--- start ---

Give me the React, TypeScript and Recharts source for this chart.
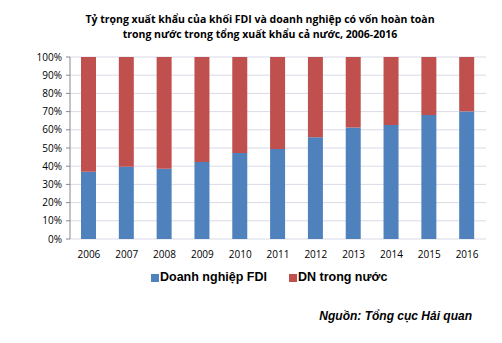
import { Bar, BarChart, CartesianGrid, Legend, XAxis, YAxis } from "recharts";

const years = ["2006", "2007", "2008", "2009", "2010", "2011", "2012", "2013", "2014", "2015", "2016"];
const fdiShare = [37.0, 39.7, 38.6, 42.3, 47.3, 49.5, 55.9, 61.2, 62.6, 68.1, 70.1];
const domesticShare = fdiShare.map((v) => 100 - v);
const yTicks = [0, 10, 20, 30, 40, 50, 60, 70, 80, 90, 100];

const BLUE = "#4f81bd";
const RED = "#c0504d";
const TICK_FONT = "'Open Sans', sans-serif";

const rows = years.map((year, i) => ({ year, fdi: fdiShare[i], dn: domesticShare[i] }));
const edgeTicks = years.map((_, i) => i).concat(years.length);

function LegendRow() {
  const item = (color: string, label: string, gap: number) => (
    <span style={{ display: "inline-flex", alignItems: "center", marginRight: gap }}>
      <span style={{ width: 8, height: 8, background: color, display: "inline-block", marginRight: 1 }} />
      <span>{label}</span>
    </span>
  );
  return (
    <div
      style={{
        fontFamily: "'Liberation Sans', Arial, sans-serif",
        fontWeight: "bold",
        fontSize: 12.5,
        lineHeight: "15px",
        height: 15,
        color: "#000",
        paddingLeft: 151,
        textAlign: "left",
      }}
    >
      {item(BLUE, "Doanh nghiệp FDI", 22)}
      {item(RED, "DN trong nước", 0)}
    </div>
  );
}

export default function App() {
  return (
    <div style={{ position: "absolute", left: 0, top: 0, width: 502, height: 343, background: "#fff" }}>
      <div
        style={{
          position: "absolute",
          left: 0,
          top: 12,
          width: 520,
          textAlign: "center",
          fontFamily: TICK_FONT,
          fontWeight: "bold",
          fontSize: 10.5,
          lineHeight: "15px",
          color: "#000",
        }}
      >
        Tỷ trọng xuất khẩu của khối FDI và doanh nghiệp có vốn hoàn toàn
        <br />
        trong nước trong tổng xuất khẩu cả nước, 2006-2016
      </div>
      <BarChart
        width={502}
        height={343}
        data={rows}
        margin={{ top: 57, right: 16, bottom: 59, left: 0 }}
        barCategoryGap="30%"
      >
        <CartesianGrid horizontal vertical={false} stroke="#d9dbe8" />
        <XAxis
          xAxisId="edges"
          type="number"
          domain={[0, years.length]}
          ticks={edgeTicks}
          tick={false}
          tickSize={4}
          height={0}
          axisLine={{ stroke: "#888" }}
          tickLine={{ stroke: "#888" }}
        />
        <XAxis
          dataKey="year"
          axisLine={false}
          tickLine={false}
          height={30}
          tickMargin={6}
          tick={{ fontSize: 10, fill: "#000", fontFamily: TICK_FONT }}
          interval={0}
        />
        <YAxis
          width={70}
          domain={[0, 100]}
          ticks={yTicks}
          interval={0}
          tickFormatter={(v) => `${v}%`}
          tick={{ fontSize: 10, fill: "#000", fontFamily: TICK_FONT }}
          axisLine={{ stroke: "#888" }}
          tickLine={{ stroke: "#888" }}
          tickSize={4}
          tickMargin={4}
        />
        <Legend
          content={() => <LegendRow />}
          wrapperStyle={{ position: "absolute", top: 270, left: 0, width: 502 }}
        />
        <Bar dataKey="fdi" name="Doanh nghiệp FDI" stackId="a" fill={BLUE} barSize={15} isAnimationActive={false} />
        <Bar dataKey="dn" name="DN trong nước" stackId="a" fill={RED} barSize={15} isAnimationActive={false} />
      </BarChart>
      <div
        style={{
          position: "absolute",
          right: 30,
          top: 309,
          fontFamily: "'Liberation Sans', Arial, sans-serif",
          fontWeight: "bold",
          fontStyle: "italic",
          fontSize: 12,
          color: "#000",
        }}
      >
        Nguồn: Tổng cục Hải quan
      </div>
    </div>
  );
}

--- end ---

◆ **What is expected**
Return only the lines from the start of the data through the line that contains "const edgeTicks = years.map((_, i)", please, copying them exactly and omitting all pictures.

◆ **Result of this exercise**
Give me the React, TypeScript and Recharts source for this chart.
import { Bar, BarChart, CartesianGrid, Legend, XAxis, YAxis } from "recharts";

const years = ["2006", "2007", "2008", "2009", "2010", "2011", "2012", "2013", "2014", "2015", "2016"];
const fdiShare = [37.0, 39.7, 38.6, 42.3, 47.3, 49.5, 55.9, 61.2, 62.6, 68.1, 70.1];
const domesticShare = fdiShare.map((v) => 100 - v);
const yTicks = [0, 10, 20, 30, 40, 50, 60, 70, 80, 90, 100];

const BLUE = "#4f81bd";
const RED = "#c0504d";
const TICK_FONT = "'Open Sans', sans-serif";

const rows = years.map((year, i) => ({ year, fdi: fdiShare[i], dn: domesticShare[i] }));
const edgeTicks = years.map((_, i) => i).concat(years.length);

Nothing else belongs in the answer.